TVと情報汚染
ここ何日か、TVを観ていない。
もともとあまり観ないが、ここ数日は全く観ていない。
おかげで、使える時間が増えた。
年末で駆け込み施術もある中で、少しでも時間が増えるのはいいことだ。
ここ日本において、TVがない生活というのは、今では考えられない。
一家に1台どころか、何台も持っている家だってある。
TVはすっかり無くてはならない家電になってしまった。
ふと思い返すと、TVを観なかった期間が何日もあった期間が2回あった。
ひとつは消防学校で寮生活をしていた時だ。
TVを観る余裕なんて無かった。
でも、全く困らなかった。
寮で百数十人で生活しているので、TVなんかより仲間と話をする方が良かった。
だが寮生活という閉鎖的な空間での「情報の質」に怖さを感じた出来事があった。
消防学校の寮生活は、社会と隔離されている。
みんなTVを観ないので、世の中のことはよくわからない。
そんな時に誰かが「タモリが死んだ」という話を流した。
社会と隔離された生活をしているため、外部からの情報が無い中で、デタラメなことを流したのだ。
ご存じのとおり、タモリさんは今もご存命である。
ところが「タモリが死んだ」という情報は瞬く間に広がった。
みんなが「おい!タモリさんが死んだらしいぞ!!」と口々に言うのである。
これは僕もいったんは信じてしまった。
信じられない出来事ではあるけれど、あり得ないことではない。
でも確かめようのないものであるので、振り回されてしまった。
根も葉もない死亡説が、確かめようのない状況では確からしいものとして語られるのだ。
火のない所に煙は立たないと言うが、閉鎖空間では煙を起こせば充満するのである。
この消防学校で起こった出来事は、
日本という島国でも当たり前に日常的に起こされていることに気が付く。
規模が小さいか大きいかの違いと、誰かが言ったデマかTVかの違いで、
起こっていることに差はないのだ。
勝手に誰かを死んだことにするような情報をTVが流すことは、ほぼ無いにしても、
流す情報によって視聴者に思い込みを植え付けるシステムが成り立っている。
もうひとつTVを観なくなった期間があったのは、小学生の頃だ。
確か兄貴がTVゲームを長い時間やっていて、父親をブチ切れさせたのだ。
その頃のTVといえば今のような薄型ではなく、ドでかい箱型の重いやつだった。
激怒した父親は、TVをTV台から持ち上げるやいなや、窓から外へ放り投げた。
いろんな配線がつながったままだったのに、配線も全部引っこ抜けて放物線を描いてTVが飛んで行った。

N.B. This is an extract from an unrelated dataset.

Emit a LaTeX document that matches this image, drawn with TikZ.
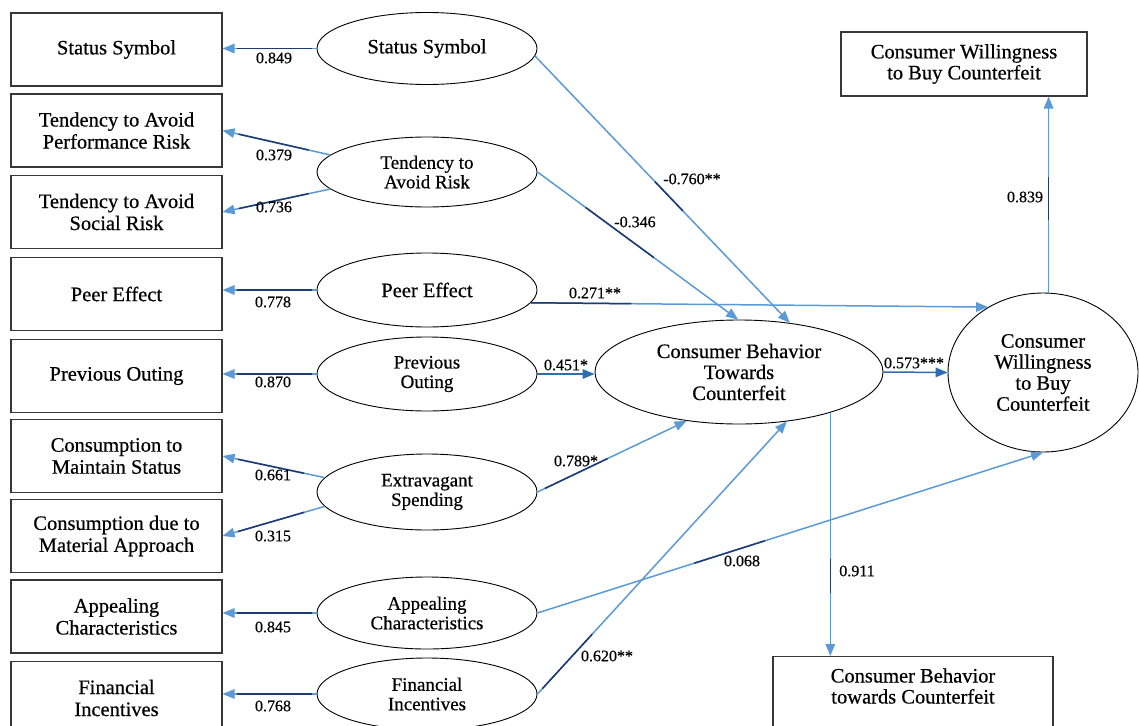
\documentclass[tikz,border=0pt]{standalone}
\usepackage{fontspec}
\setmainfont{Liberation Serif}[FakeBold=0.5]
\usetikzlibrary{arrows.meta,shapes.geometric}
\definecolor{lb}{RGB}{91,155,213}
\definecolor{nv}{RGB}{30,58,112}
\definecolor{md}{RGB}{46,108,180}
\definecolor{bd}{RGB}{55,55,55}
\tikzset{
  box/.style={draw=bd, line width=1.1pt, minimum width=211pt, minimum height=73pt,
    inner sep=0pt, align=center, font=\fontsize{20.5}{22}\selectfont},
  lat/.style={ellipse, draw=black, line width=0.9pt, minimum width=220pt,
    minimum height=72pt, inner sep=0pt, align=center},
  big/.style={font=\fontsize{20.5}{21}\selectfont},
  small/.style={font=\fontsize{19}{19.5}\selectfont},
  link/.style={draw=lb, line width=1.5pt, -{Triangle[length=12pt,width=9.5pt]}},
  dk/.style={draw=nv, line width=1.5pt},
  wt/.style={font=\fontsize{16}{18}\selectfont, inner sep=1pt},
}
\newcommand\addlink[5][lb]{%
  \draw[link,draw=#1] #2 -- #3 coordinate[pos=#4] (tmpa) coordinate[pos=#5] (tmpb);
  \draw[dk] (tmpa) -- (tmpb);}
\begin{document}
\begin{tikzpicture}[x=1pt,y=-1pt]
\fill[white] (0,0) rectangle (1139,725);
\useasboundingbox (0,0) rectangle (1139,725);
% indicator boxes
\node[box] (b1) at (116.5,49.5) {Status Symbol};
\node[box] (b2) at (116.5,130.5) {Tendency to Avoid\\Performance Risk};
\node[box] (b3) at (116.5,212) {Tendency to Avoid\\Social Risk};
\node[box] (b4) at (116.5,294) {Peer Effect};
\node[box] (b5) at (116.5,376) {Previous Outing};
\node[box] (b6) at (116.5,456) {Consumption to\\Maintain Status};
\node[box] (b7) at (116.5,536) {Consumption due to\\Material Approach};
\node[box] (b8) at (116.5,616.5) {Appealing\\Characteristics};
\node[box] (b9) at (116.5,698) {Financial\\Incentives};
% latent variables
\node[lat,big] (ss) at (427,48.5) {Status Symbol};
\node[lat,small,minimum height=70pt] (tr) at (427,172) {Tendency to\\Avoid Risk};
\node[lat,big,minimum height=74pt] (pe) at (427,290) {Peer Effect};
\node[lat,small,minimum height=74pt] (po) at (427,374) {Previous\\Outing};
\node[lat,small,minimum height=76pt] (es) at (427,492) {Extravagant\\Spending};
\node[lat,small] (ac) at (427,613) {Appealing\\Characteristics};
\node[lat,small] (fi) at (427,694) {Financial\\Incentives};
\node[lat,big,minimum width=288pt,minimum height=104pt] (cb) at (739,372) {Consumer Behavior\\Towards\\Counterfeit};
\node[lat,big,minimum width=190pt,minimum height=159pt] (cw) at (1043,372.5) {Consumer\\Willingness\\to Buy\\Counterfeit};
% outcome boxes
\node[box,minimum width=246pt,minimum height=64pt,font=\fontsize{20.5}{21}\selectfont] (tb) at (964,64) {Consumer Willingness\\to Buy Counterfeit};
\node[box,minimum width=280pt,minimum height=90pt,anchor=north] (bb) at (913,656) {};
\node[font=\fontsize{20.5}{21}\selectfont, align=center, inner sep=0pt] (bbt) at (913,686) {Consumer Behavior\\towards Counterfeit};
% measurement links
\addlink{(ss.west)}{(ss.west -| b1.east)}{0.05}{0.85}
\addlink{(tr.170)}{(b2.east)}{0.2}{0.85}
\addlink{(tr.190)}{(b3.east)}{0.2}{0.85}
\addlink{(pe.west)}{(pe.west -| b4.east)}{0.05}{0.85}
\addlink{(po.west)}{(po.west -| b5.east)}{0.05}{0.85}
\addlink{(es.172)}{(b6.east)}{0.2}{0.85}
\addlink{(es.188)}{(b7.east)}{0.2}{0.85}
\addlink{(ac.west)}{(ac.west -| b8.east)}{0.05}{0.85}
\addlink{(fi.west)}{(fi.west -| b9.east)}{0.05}{0.85}
% structural links
\addlink{(ss.-4)}{(cb.44)}{0.47}{0.58}
\addlink{(tr.east)}{(cb.91)}{0.24}{0.58}
\addlink{(pe.-7)}{(cw.130)}{0.0}{0.22}
\draw[link,draw=md] (po.east) -- (po.east -| cb.west);
\addlink{(es.east)}{(cb.-137)}{0.05}{0.47}
\addlink{(ac.east)}{(cw.south)}{0.31}{0.45}
\addlink{(fi.east)}{(cb.-46)}{0.02}{0.22}
\draw[link,draw=md] (cb.east) -- (cw.west);
\addlink{(cb.-24)}{(cb.-24 |- bb.north)}{0.6}{0.74}
\addlink{(cw.86)}{(cw.86 |- tb.south)}{0.37}{0.59}
% coefficients
\node[wt] (l1) at (274,58) {0.849};
\node[wt] (l2) at (274,155) {0.379};
\node[wt] (l3) at (274,207) {0.736};
\node[wt] (l4) at (273,302) {0.778};
\node[wt] (l5) at (273,382) {0.870};
\node[wt] (l6) at (273,475) {0.661};
\node[wt] (l7) at (273,536) {0.315};
\node[wt] (l8) at (273,627) {0.845};
\node[wt] (l9) at (273,706) {0.768};
\node[wt] (s1) at (692,179) {-0.760**};
\node[wt] (s2) at (635,222) {-0.346};
\node[wt] (s3) at (595,293) {0.271**};
\node[wt] (s4) at (566,365) {0.451*};
\node[wt] (s5) at (576,461) {0.789*};
\node[wt] (s6) at (742,561) {0.068};
\node[wt] (s7) at (607,656) {0.620**};
\node[wt] (s8) at (914,363) {0.573***};
\node[wt] (s9) at (857,571) {0.911};
\node[wt] (s10) at (1025,197) {0.839};
\end{tikzpicture}
\end{document}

子供心に「TVってあんなにきれいに飛んでいくんだな」と思ったのを記憶している。
それから2年間程、家ではTVが観られなくなった。
その時も意外なほど不自由が無かった。
その後、長野オリンピックがきっかけでTVが復活することになった。
放物線を描いて飛んでいくTVの様子以上に驚いたのは、
飛んで行ったTVが普通に映ったことであった。
子供が釘付けになっていても、薄型TVは投げないでくださいね。